> _WORK TO DO_
Skip the pictures. Set down, word for word, the lines from the start of the material up to and including the line with "(xc) at (692,0);".
>> begin INPUT RECORDS
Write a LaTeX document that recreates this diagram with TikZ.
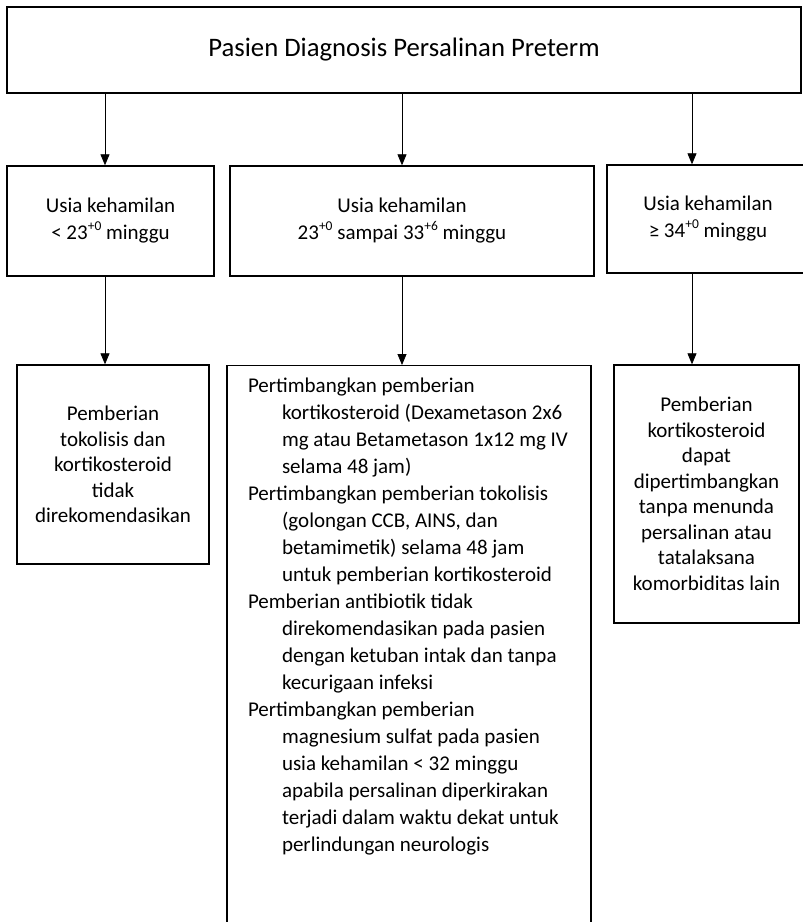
\documentclass[tikz,border=0pt]{standalone}
\usepackage{fontspec}
\setmainfont{Carlito}
\usetikzlibrary{arrows.meta}

\newcommand{\pangkat}[1]{\raisebox{0.45em}{\fontsize{13.5}{13.5}\selectfont #1}}
\newcommand{\sisip}{\hspace*{34pt}}

\begin{document}
\begin{tikzpicture}[
            x=1pt,
            y=-1pt,
            block/.style={
                draw,
                line width=1.4pt,
                align=center,
                inner sep=0pt,
                font=\fontsize{21}{27}\selectfont
            },
            list/.style={
                draw,
                line width=1.4pt,
                align=flush left,
                anchor=north,
                inner xsep=13pt,
                inner ysep=12pt,
                text width=338pt,
                font=\fontsize{21}{27}\selectfont
            },
            arr/.style={
                line width=0.8pt,
                -{Triangle[width=9pt,length=11pt]}
            }
        ]
            \useasboundingbox (0,0) rectangle (803,922);
            \coordinate (xa) at (105,0);
            \coordinate (xb) at (402,0);
            \coordinate (xc) at (692,0);

            \node[block, minimum width=794, minimum height=86,
                font=\fontsize{26.7}{32}\selectfont] (diag) at (404,50)
                {\raisebox{-3pt}{Pasien Diagnosis Persalinan Preterm}};

            \node[block, minimum width=207, minimum height=110] (usiaA) at (110.5,221)
                {Usia kehamilan\\< 23\pangkat{+0} minggu};
            \node[block, minimum width=364, minimum height=110] (usiaB) at (412,221)
                {Usia kehamilan\hspace*{20pt}\\23\pangkat{+0} sampai 33\pangkat{+6} minggu\hspace*{20pt}};
            \node[block, minimum width=202, minimum height=108] (usiaC) at (708,219)
                {Usia kehamilan\\≥ 34\pangkat{+0} minggu};

            \node[block, minimum width=192, minimum height=199,
                font=\fontsize{21}{25.5}\selectfont] (tindakA) at (113,464.5)
                {Pemberian\\tokolisis dan\\kortikosteroid\\tidak\\direkomendasikan};
            \node[list, text depth=533pt] (tindakB) at (409,365)
                {\leftskip=8pt
                Pertimbangkan pemberian\\
                \sisip kortikosteroid (Dexametason 2x6\\
                \sisip mg atau Betametason 1x12 mg IV\\
                \sisip selama 48 jam)\\
                Pertimbangkan pemberian tokolisis\\
                \sisip (golongan CCB, AINS, dan\\
                \sisip betamimetik) selama 48 jam\\
                \sisip untuk pemberian kortikosteroid\\
                Pemberian antibiotik tidak\\
                \sisip direkomendasikan pada pasien\\
                \sisip dengan ketuban intak dan tanpa\\
                \sisip kecurigaan infeksi\\
                Pertimbangkan pemberian\\
                \sisip magnesium sulfat pada pasien\\
                \sisip usia kehamilan < 32 minggu\\
                \sisip apabila persalinan diperkirakan\\
                \sisip terjadi dalam waktu dekat untuk\\
                \sisip perlindungan neurologis\par};
            \node[block, minimum width=185, minimum height=258,
                font=\fontsize{21}{25.5}\selectfont] (tindakC) at (706.5,494)
                {Pemberian\\kortikosteroid\\dapat\\dipertimbangkan\\tanpa menunda\\persalinan atau\\tatalaksana\\komorbiditas lain};

            \draw[arr] (diag.south -| xa) -- (usiaA.north -| xa);
            \draw[arr] (diag.south -| xb) -- (usiaB.north -| xb);
            \draw[arr] (diag.south -| xc) -- (usiaC.north -| xc);

            \draw[arr] (usiaA.south -| xa) -- (tindakA.north -| xa);
            \draw[arr] (usiaB.south -| xb) -- (tindakB.north -| xb);
            \draw[arr] (usiaC.south -| xc) -- (tindakC.north -| xc);
        \end{tikzpicture}
\end{document}
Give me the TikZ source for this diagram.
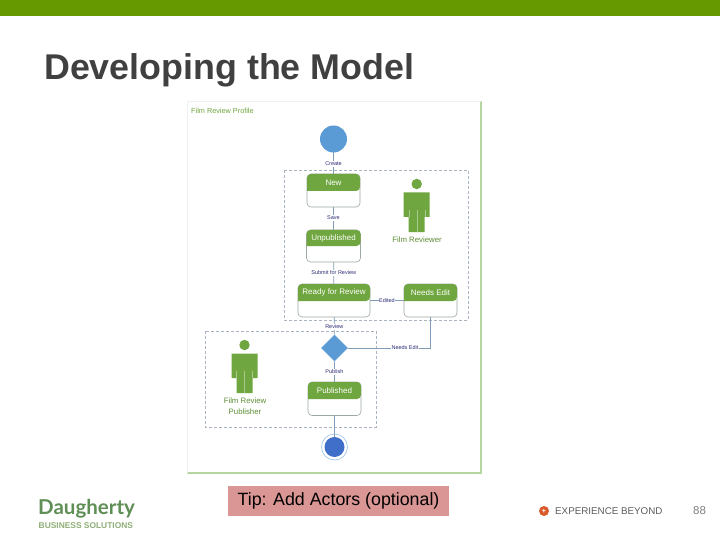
\documentclass[tikz,border=0pt]{standalone}
\usepackage{fontspec}
\setmainfont{Liberation Sans}
\newfontfamily\lato{Lato}
\usetikzlibrary{shapes.geometric}
\definecolor{topbar}{HTML}{669900}
\definecolor{titlegrey}{HTML}{404040}
\definecolor{framegreen}{HTML}{B5D6A0}
\definecolor{stategreen}{HTML}{6FA63F}
\definecolor{stateedge}{HTML}{9DA8A0}
\definecolor{blue1}{HTML}{5B9BD5}
\definecolor{blue2}{HTML}{3F6FC8}
\definecolor{conn}{HTML}{7F9DB8}
\definecolor{dashc}{HTML}{A9B4C0}
\definecolor{tipfill}{HTML}{D99694}
\definecolor{logogreen}{HTML}{5F8F55}
\definecolor{logolight}{HTML}{8FAF78}
\definecolor{orangec}{HTML}{D95B2B}
\tikzset{
  x=1pt,y=-1pt,
  conn/.style={draw=conn,line width=0.7pt},
  swim/.style={draw=dashc,line width=0.8pt,dash pattern=on 3pt off 2pt},
  clabel/.style={fill=white,inner sep=0.6pt,font=\fontsize{5.5}{6}\selectfont,text=titlegrey!70!blue},
  hdr/.style={text=white,font=\fontsize{8}{9}\selectfont,inner sep=0pt},
  actorlabel/.style={text=stategreen!85!black,font=\fontsize{7.8}{11}\selectfont,align=center,inner sep=0pt},
}
\newcommand{\statebox}[7]{% name, x1,y1,x2,y2,yh,text
  \node[inner sep=0pt,minimum width=#4pt-#2pt,minimum height=#5pt-#3pt,anchor=north west] (#1) at (#2,#3) {};
  \draw[stateedge,line width=0.6pt,fill=white,rounded corners=4pt] (#2,#3) rectangle (#4,#5);
  \fill[stategreen,rounded corners=4pt] (#2,#6) -- (#2,#3) -- (#4,#3) -- (#4,#6) [sharp corners] -- cycle;
  \node[hdr] at ({(#2+#4)/2},{(#3+#6)/2}) {#7};
}
\newcommand{\actorfig}[2]{% head centre x, head centre y
  \begin{scope}[shift={(#1,#2)}]
    \fill[stategreen] (0,0) circle (5.2);
    \fill[stategreen] (-13,8.5) -- (13,8.5) -- (13,33) -- (8,33) -- (8,48) -- (-8,48) -- (-8,33) -- (-13,33) -- cycle;
    \draw[white!40!stategreen,line width=0.3pt] (0,26) -- (0,48) (-8,26) -- (-8,33) (8,26) -- (8,33);
  \end{scope}
}
\begin{document}
\begin{tikzpicture}
\useasboundingbox (0,0) rectangle (720,540);
\fill[white] (0,0) rectangle (720,540);
\fill[topbar] (0,0) rectangle (720,16.5);
\node[anchor=base west,inner sep=0pt,text=titlegrey,font=\fontsize{35.8}{38}\selectfont\bfseries] (title) at (44,79.5) {Developing the Model};

% frame
\draw[framegreen,line width=1.2pt] (481,101) -- (481,473) -- (187,473);
\draw[black!6,line width=0.5pt] (187,473) -- (187,101) -- (481,101);
\node[anchor=base west,inner sep=0pt,text=stategreen,font=\fontsize{7.3}{8}\selectfont] (ptitle) at (191,113.5) {Film Review Profile};

% swimlanes
\draw[swim] (284,170) rectangle (468,320);
\draw[swim] (205,331) rectangle (376,427);

% connectors first
\coordinate (sc) at (333.5,139);
\coordinate (nc) at (333.5,190);
\coordinate (uc) at (333.5,246);
\coordinate (rc) at (334,300);
\coordinate (dc) at (334.5,348);
\coordinate (pc) at (334.5,398);
\coordinate (ec) at (334.5,447);
\coordinate (mc) at (430.5,348);
\coordinate (ne) at (430.5,317);
\draw[conn] (sc) -- (nc) node[clabel,pos=0.49] (l1) {Create};
\draw[conn] (nc) -- (uc) node[clabel,pos=0.5] (l2) {Save};
\draw[conn] (uc) -- (rc) node[clabel,pos=0.5] (l3) {Submit for Review};
\draw[conn] (rc) -- (dc) node[clabel,pos=0.56] (l4) {Review};
\draw[conn] (dc) -- (pc) node[clabel,pos=0.48] (l5) {Publish};
\draw[conn] (pc) -- (ec);
\draw[conn] (dc) -- (mc) -- (ne);
\node[clabel] (l6) at (405,348) {Needs Edit};
\draw[conn] (370,300.5) -- (404,300.5);
\node[clabel] (l7) at (387,300.5) {Edited};

% states
\statebox{new}{307}{174}{360}{207}{191}{New}
\statebox{unpub}{306.5}{230}{360.5}{262}{246}{Unpublished}
\statebox{ready}{298}{284}{370}{317}{301}{Ready for Review}
\statebox{needs}{404}{284}{457}{317}{301}{Needs Edit}
\statebox{publ}{308}{382}{361}{415.5}{399}{Published}

% start, decision, end
\node[circle,fill=blue1,minimum size=27pt,inner sep=0pt] (start) at (333.5,139) {};
\node[diamond,aspect=1,fill=blue1,draw=white!60!blue1,line width=0.4pt,minimum size=27pt,inner sep=0pt] (dec) at (334.5,348) {};
\node[circle,draw=blue1!70,line width=0.5pt,minimum size=26pt,inner sep=0pt] (endo) at (334.5,447) {};
\node[circle,fill=blue2,minimum size=20pt,inner sep=0pt] (endi) at (334.5,447) {};

% actors
\actorfig{416.7}{184}
\node[actorlabel] (a1) at (417,240) {Film Reviewer};
\actorfig{244.5}{345}
\node[actorlabel] (a2) at (245,406) {Film Review\\Publisher};

% tip
\node[fill=tipfill,minimum width=221pt,minimum height=30pt,inner sep=0pt,font=\fontsize{17.8}{20}\selectfont,text=black] (tip) at (338.5,501) {Tip: Add Actors (optional)};

% logos
\node[anchor=base west,inner sep=0pt,text=logogreen,font=\lato\fontsize{20.5}{24}\selectfont\bfseries] (dau) at (38,514.5) {Daugherty};
\node[anchor=base west,inner sep=0pt,text=logolight,font=\fontsize{8.4}{9}\selectfont\bfseries] (bus) at (38.5,528) {BUSINESS SOLUTIONS};
\node[circle,fill=orangec,minimum size=10pt,inner sep=0pt,text=white,font=\fontsize{7}{7}\selectfont\bfseries] (plus) at (544,511) {+};
\node[anchor=base west,inner sep=0pt,text=titlegrey!85,font=\fontsize{9.8}{12}\selectfont] (exp) at (555,514.5) {EXPERIENCE BEYOND};
\node[anchor=base,inner sep=0pt,text=black!50,font=\fontsize{11.5}{13}\selectfont] (num) at (699.5,514.5) {88};
\end{tikzpicture}
\end{document}
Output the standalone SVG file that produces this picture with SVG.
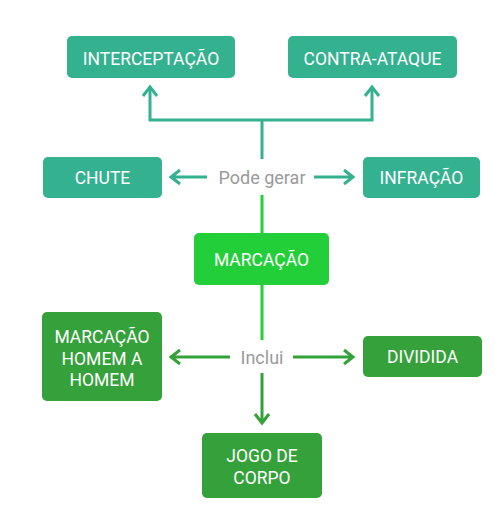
<svg xmlns="http://www.w3.org/2000/svg" width="499" height="512" viewBox="0 0 499 512">
<style>
.box{stroke:none}
.teal{fill:#34b18f}
.bright{fill:#22cf38}
.dark{fill:#34a13a}
.t{font-family:Roboto,"Liberation Sans",sans-serif;font-size:17.5px;font-weight:400;fill:#ffffff;text-anchor:middle}
.lbl{font-family:Roboto,"Liberation Sans",sans-serif;font-size:18px;font-weight:400;fill:#9a9a9a;text-anchor:middle}
.c{fill:none;stroke-width:3}
.ct{stroke:#34b18f}
.cb{stroke:#22cf38}
.cd{stroke:#34a13a}
</style>
<rect width="499" height="512" fill="#ffffff"/>
<g id="connectors">
  <path class="c ct" d="M262 159 V120 M150 120 H372 M150 121.5 V87 M372 121.5 V87"/>
  <path class="c ct" d="M143 96 L150 87 L157 96 M365 96 L372 87 L379 96"/>
  <path class="c ct" d="M207 177 H171 M180 170 L171 177 L180 184"/>
  <path class="c ct" d="M314 177 H353 M344 170 L353 177 L344 184"/>
  <path class="c cb" d="M262 195 V233 M262 285 V340"/>
  <path class="c cd" d="M230 357 H171 M180 350 L171 357 L180 364"/>
  <path class="c cd" d="M293 357 H353 M344 350 L353 357 L344 364"/>
  <path class="c cd" d="M262 373 V423 M255 414 L262 423 L269 414"/>
  <text class="lbl" x="262" y="183.5">Pode gerar</text>
  <text class="lbl" x="262" y="363.5" font-weight="500">Inclui</text>
</g>
<g id="interceptacao">
  <rect class="box teal" x="67" y="36" width="168" height="42" rx="5"/>
  <text class="t" x="151" y="65">INTERCEPTAÇÃO</text>
</g>
<g id="contra-ataque">
  <rect class="box teal" x="288" y="36" width="169" height="42" rx="5"/>
  <text class="t" x="372.5" y="65">CONTRA-ATAQUE</text>
</g>
<g id="chute">
  <rect class="box teal" x="43" y="157" width="119" height="41" rx="5"/>
  <text class="t" x="102.5" y="184">CHUTE</text>
</g>
<g id="infracao">
  <rect class="box teal" x="363" y="157" width="117" height="41" rx="5"/>
  <text class="t" x="421.5" y="184">INFRAÇÃO</text>
</g>
<g id="marcacao">
  <rect class="box bright" x="194" y="233" width="135" height="52" rx="5"/>
  <text class="t" x="261.5" y="266">MARCAÇÃO</text>
</g>
<g id="homem-a-homem">
  <rect class="box dark" x="42" y="312" width="120" height="89" rx="5"/>
  <text class="t" x="102" y="343">MARCAÇÃO</text>
  <text class="t" x="102" y="364.5">HOMEM A</text>
  <text class="t" x="102" y="386">HOMEM</text>
</g>
<g id="dividida">
  <rect class="box dark" x="363" y="336" width="119" height="41" rx="5"/>
  <text class="t" x="422.5" y="363">DIVIDIDA</text>
</g>
<g id="jogo-de-corpo">
  <rect class="box dark" x="202" y="433" width="120" height="65" rx="5"/>
  <text class="t" x="262" y="462">JOGO DE</text>
  <text class="t" x="262" y="483.5">CORPO</text>
</g>
</svg>
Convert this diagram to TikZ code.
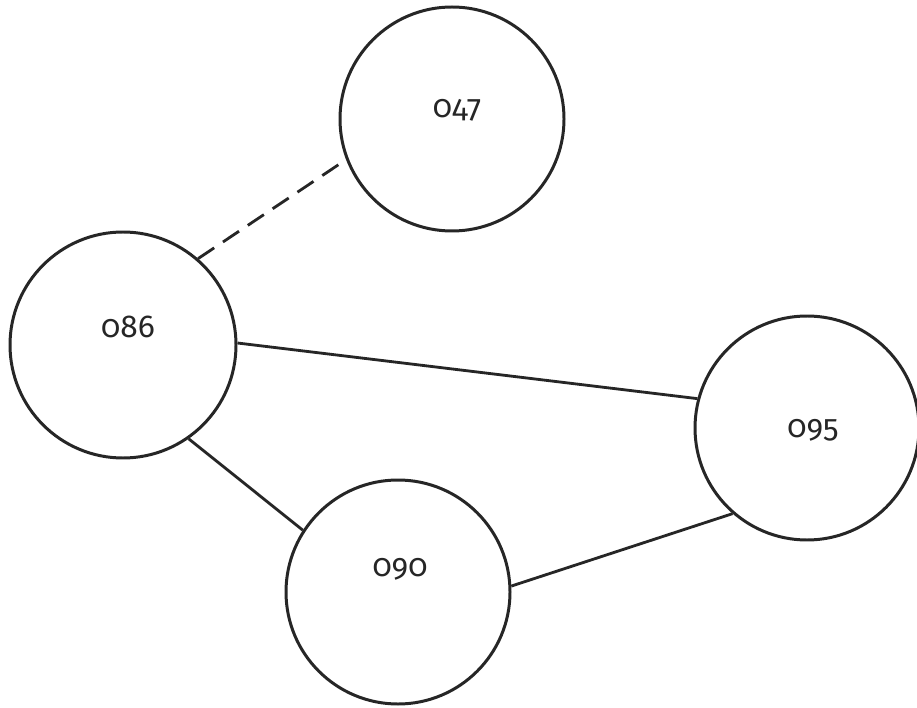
>> end INPUT RECORDS
> _CORRECT OUTPUT_
Write a LaTeX document that recreates this diagram with TikZ.
\documentclass[tikz,border=0pt]{standalone}
\usepackage{fontspec}
\setmainfont{Carlito}
\usetikzlibrary{arrows.meta}

\newcommand{\pangkat}[1]{\raisebox{0.45em}{\fontsize{13.5}{13.5}\selectfont #1}}
\newcommand{\sisip}{\hspace*{34pt}}

\begin{document}
\begin{tikzpicture}[
            x=1pt,
            y=-1pt,
            block/.style={
                draw,
                line width=1.4pt,
                align=center,
                inner sep=0pt,
                font=\fontsize{21}{27}\selectfont
            },
            list/.style={
                draw,
                line width=1.4pt,
                align=flush left,
                anchor=north,
                inner xsep=13pt,
                inner ysep=12pt,
                text width=338pt,
                font=\fontsize{21}{27}\selectfont
            },
            arr/.style={
                line width=0.8pt,
                -{Triangle[width=9pt,length=11pt]}
            }
        ]
            \useasboundingbox (0,0) rectangle (803,922);
            \coordinate (xa) at (105,0);
            \coordinate (xb) at (402,0);
            \coordinate (xc) at (692,0);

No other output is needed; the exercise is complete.